Richard Epstein looks at the recent run up in gas prices and concludes that it's mostly because of an increasingly hostile posture towards Iran.
Without question, the problem can be traced back to a renegade Iran. For good and sufficient political reasons, the West has come to see that the Iranian nuclear threat is not just bluster. Indeed, it poses far greater risks to world peace and the political order than even a major disruption in oil supplies.
Hence an anxious West has now put into place a reasonably effective concerted effort to cut off Iran from the world’s banking system, and to block the use of Iranian oil internationally, which has been made easier by the Saudis’ willingness to expand their own shipments into the world markets. Nor have the Iranians sat back idly. They have cut off exports to the United Kingdom and France, a move that is largely symbolic. But the Iranian threat to close the Strait of Hormuz, through which about one-third the world’s oil supplies travel, is not symbolic. Nor is the movement of the U.S. aircraft carrier, the U.S.S. Abraham Lincoln, into the Strait of Hormuz, merely symbolic.
For both the short and the middle term, these developments have driven the base-line price of Brent crude from the North Sea up to around $119 per barrel. That translates into a potential price at the pump of about $4.25 per gallon, which undoubtedly will eat into the pocketbooks of many Americans.
He concludes that the worst possible thing, for gas prices, is for politicians to start looking for "something to do". (And, yes, he criticizes both Democrats and Republicans on this issue.) Rather, we should sit back and let individuals and companies figure out the best way to react to the increased risk and the possibility of sudden shortages.
The question on the table is how best to respond to the disruptions in oil supplies, not to pretend that these disruptions do not exist. On this score, the great advantage of a market system is that it forces Mr. Coudle (and everyone else) to think hard about the relative value of the goods and services he consumes and to make cutbacks in a cheap and rational fashion. In both good times and bad, people are always having to decide which goods and services to spend their incomes on, and which to forego.
Price movements give them an accurate, instantaneous, and impersonal picture of how other people value various goods and services. When oil prices rise, its least valuable uses are the first to drop out of the system. The decisions are typically made on a continuous basis, so that if some people find that they have cut back purchases by too much (or too little), they can increase (or decrease) their purchases in the next pricing period. Spurred on by these price increases, people can also make changes in their spending patterns elsewhere to offset the inconvenience of the higher prices for oil products. Purchasing a hybrid, insulating your home, and moving closer to work are just some of the many ways to save money. Good luck to Mr. Coudle, who provides an object lesson in how that task should be done.

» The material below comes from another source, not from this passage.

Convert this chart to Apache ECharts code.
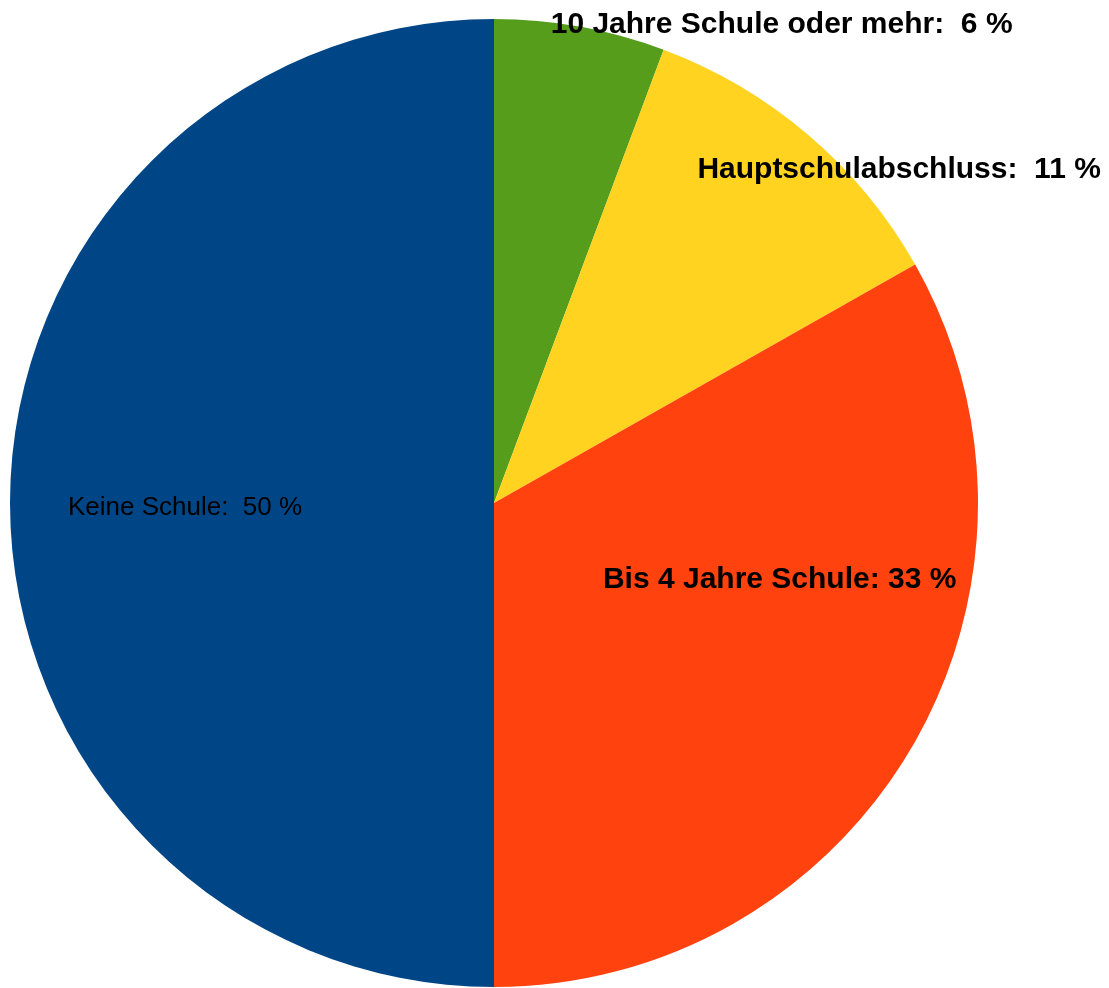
<!DOCTYPE html>
<html>
<head>
<meta charset="utf-8">
<script src="https://cdn.jsdelivr.net/npm/echarts@6/dist/echarts.min.js"></script>
<style>html,body{margin:0;padding:0;background:#fff}#c{width:1109px;height:988px}</style>
</head>
<body>
<div id="c"></div>
<script>
const categories = ["10 Jahre Schule oder mehr", "Hauptschulabschluss", "Bis 4 Jahre Schule", "Keine Schule"];
const values = [5.7, 11.1, 33.2, 50];
const labelTexts = ["10 Jahre Schule oder mehr:  6 %", "Hauptschulabschluss:  11 %", "Bis 4 Jahre Schule: 33 %", "Keine Schule:  50 %"];
const colors = ["#579d1c", "#ffd320", "#ff420e", "#004586"];

const labelOffsets = [[244, -237], [246, -147], [74, -47], [-64, 5]];
const labelBold = [true, true, true, false];

const chart = echarts.init(document.getElementById('c'));
chart.setOption({
  animation: false,
  series: [{
    type: 'pie',
    center: [494, 503],
    radius: 484,
    startAngle: 90,
    clockwise: true,
    silent: true,
    labelLine: { show: false },
    data: categories.map((name, i) => ({
      name: name,
      value: values[i],
      itemStyle: { color: colors[i] },
      label: {
        show: true,
        position: 'inside',
        formatter: labelTexts[i],
        offset: labelOffsets[i],
        color: '#000',
        fontFamily: 'Liberation Sans, Arial, sans-serif',
        fontSize: labelBold[i] ? 30 : 26,
        fontWeight: labelBold[i] ? 'bold' : 'normal'
      }
    }))
  }]
});
</script>
</body>
</html>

The great risk is that the government will undermine the market by resorting to centralized devices to cap the price increases or to dictate its collective vision of the just price. Now is the time to recall the lessons of Friedrich Hayek’s best writing, the scholarly essay “The Use of Knowledge in Society” (1945), which is about the superiority of a decentralized price mechanism in response to system-wide shocks. As he reminds us, “The knowledge of the circumstances of which we must make use never exists in concentrated or integrated form, but solely as the dispersed bits of incomplete and frequently contradictory knowledge which all separate individuals possess.”